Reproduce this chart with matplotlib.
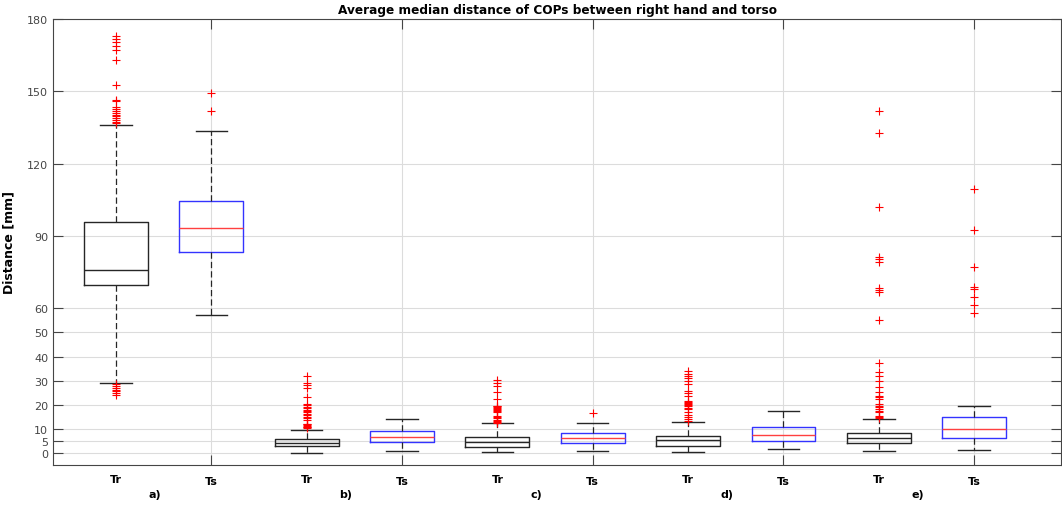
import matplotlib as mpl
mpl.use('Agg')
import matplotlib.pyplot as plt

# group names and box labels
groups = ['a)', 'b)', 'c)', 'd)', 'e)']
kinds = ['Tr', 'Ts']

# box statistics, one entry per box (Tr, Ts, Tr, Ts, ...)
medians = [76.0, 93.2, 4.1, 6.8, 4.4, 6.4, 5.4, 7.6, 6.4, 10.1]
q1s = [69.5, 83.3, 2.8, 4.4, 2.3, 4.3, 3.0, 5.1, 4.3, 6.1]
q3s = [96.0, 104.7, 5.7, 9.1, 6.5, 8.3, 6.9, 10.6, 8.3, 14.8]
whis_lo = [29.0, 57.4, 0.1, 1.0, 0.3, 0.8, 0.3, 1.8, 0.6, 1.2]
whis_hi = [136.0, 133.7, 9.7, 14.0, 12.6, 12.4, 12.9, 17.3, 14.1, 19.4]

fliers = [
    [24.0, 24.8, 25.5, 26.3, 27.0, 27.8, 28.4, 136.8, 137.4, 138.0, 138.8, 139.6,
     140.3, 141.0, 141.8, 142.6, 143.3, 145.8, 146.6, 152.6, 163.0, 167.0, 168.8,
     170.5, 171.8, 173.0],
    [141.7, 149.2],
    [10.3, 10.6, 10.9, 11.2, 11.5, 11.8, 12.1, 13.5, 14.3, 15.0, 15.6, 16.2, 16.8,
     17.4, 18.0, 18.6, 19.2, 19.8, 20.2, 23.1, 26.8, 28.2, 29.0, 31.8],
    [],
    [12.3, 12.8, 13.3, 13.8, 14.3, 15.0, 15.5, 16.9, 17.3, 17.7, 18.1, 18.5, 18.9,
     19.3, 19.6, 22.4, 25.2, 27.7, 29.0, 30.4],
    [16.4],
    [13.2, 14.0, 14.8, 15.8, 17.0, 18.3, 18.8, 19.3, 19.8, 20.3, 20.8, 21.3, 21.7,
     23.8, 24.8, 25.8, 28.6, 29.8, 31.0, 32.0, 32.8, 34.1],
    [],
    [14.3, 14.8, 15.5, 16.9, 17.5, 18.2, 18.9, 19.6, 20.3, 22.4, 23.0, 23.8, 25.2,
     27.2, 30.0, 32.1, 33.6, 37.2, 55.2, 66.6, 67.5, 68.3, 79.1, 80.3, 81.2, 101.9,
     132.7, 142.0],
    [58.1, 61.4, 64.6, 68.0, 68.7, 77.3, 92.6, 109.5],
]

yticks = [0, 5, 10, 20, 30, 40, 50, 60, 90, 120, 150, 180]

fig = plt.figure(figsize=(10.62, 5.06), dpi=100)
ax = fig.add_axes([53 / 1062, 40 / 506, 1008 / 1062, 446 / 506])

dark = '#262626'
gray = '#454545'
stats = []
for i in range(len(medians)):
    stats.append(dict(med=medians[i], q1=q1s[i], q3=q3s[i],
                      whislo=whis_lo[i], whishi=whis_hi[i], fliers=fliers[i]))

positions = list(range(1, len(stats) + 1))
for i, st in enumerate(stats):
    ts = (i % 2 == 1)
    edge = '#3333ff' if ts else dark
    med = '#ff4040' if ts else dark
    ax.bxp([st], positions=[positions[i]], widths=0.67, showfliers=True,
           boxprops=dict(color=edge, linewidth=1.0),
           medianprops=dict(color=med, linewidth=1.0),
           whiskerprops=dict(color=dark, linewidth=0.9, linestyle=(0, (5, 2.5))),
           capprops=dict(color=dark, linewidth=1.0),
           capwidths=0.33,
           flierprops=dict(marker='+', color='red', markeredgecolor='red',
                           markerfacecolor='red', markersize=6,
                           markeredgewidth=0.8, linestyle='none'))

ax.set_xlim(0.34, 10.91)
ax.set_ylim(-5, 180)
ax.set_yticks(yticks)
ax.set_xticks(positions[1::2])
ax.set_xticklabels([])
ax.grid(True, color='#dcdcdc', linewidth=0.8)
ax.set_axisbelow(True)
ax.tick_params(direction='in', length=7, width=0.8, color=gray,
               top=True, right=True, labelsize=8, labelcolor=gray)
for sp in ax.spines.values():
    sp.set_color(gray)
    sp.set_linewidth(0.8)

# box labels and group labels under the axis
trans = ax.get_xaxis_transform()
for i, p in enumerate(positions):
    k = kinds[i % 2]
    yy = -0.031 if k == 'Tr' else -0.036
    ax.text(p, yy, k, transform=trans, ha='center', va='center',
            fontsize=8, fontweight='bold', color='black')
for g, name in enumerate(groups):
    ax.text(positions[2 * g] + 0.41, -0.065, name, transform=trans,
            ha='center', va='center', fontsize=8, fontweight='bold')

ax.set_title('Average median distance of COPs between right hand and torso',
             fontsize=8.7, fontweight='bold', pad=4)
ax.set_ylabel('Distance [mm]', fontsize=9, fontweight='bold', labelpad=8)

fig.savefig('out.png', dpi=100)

::::

Pictures are excluded; extract exactly the lines from the start of the data through the line that holds "17.3, 14.1, 19.4]", both ends included.

Reproduce this chart with matplotlib.
import matplotlib as mpl
mpl.use('Agg')
import matplotlib.pyplot as plt

# group names and box labels
groups = ['a)', 'b)', 'c)', 'd)', 'e)']
kinds = ['Tr', 'Ts']

# box statistics, one entry per box (Tr, Ts, Tr, Ts, ...)
medians = [76.0, 93.2, 4.1, 6.8, 4.4, 6.4, 5.4, 7.6, 6.4, 10.1]
q1s = [69.5, 83.3, 2.8, 4.4, 2.3, 4.3, 3.0, 5.1, 4.3, 6.1]
q3s = [96.0, 104.7, 5.7, 9.1, 6.5, 8.3, 6.9, 10.6, 8.3, 14.8]
whis_lo = [29.0, 57.4, 0.1, 1.0, 0.3, 0.8, 0.3, 1.8, 0.6, 1.2]
whis_hi = [136.0, 133.7, 9.7, 14.0, 12.6, 12.4, 12.9, 17.3, 14.1, 19.4]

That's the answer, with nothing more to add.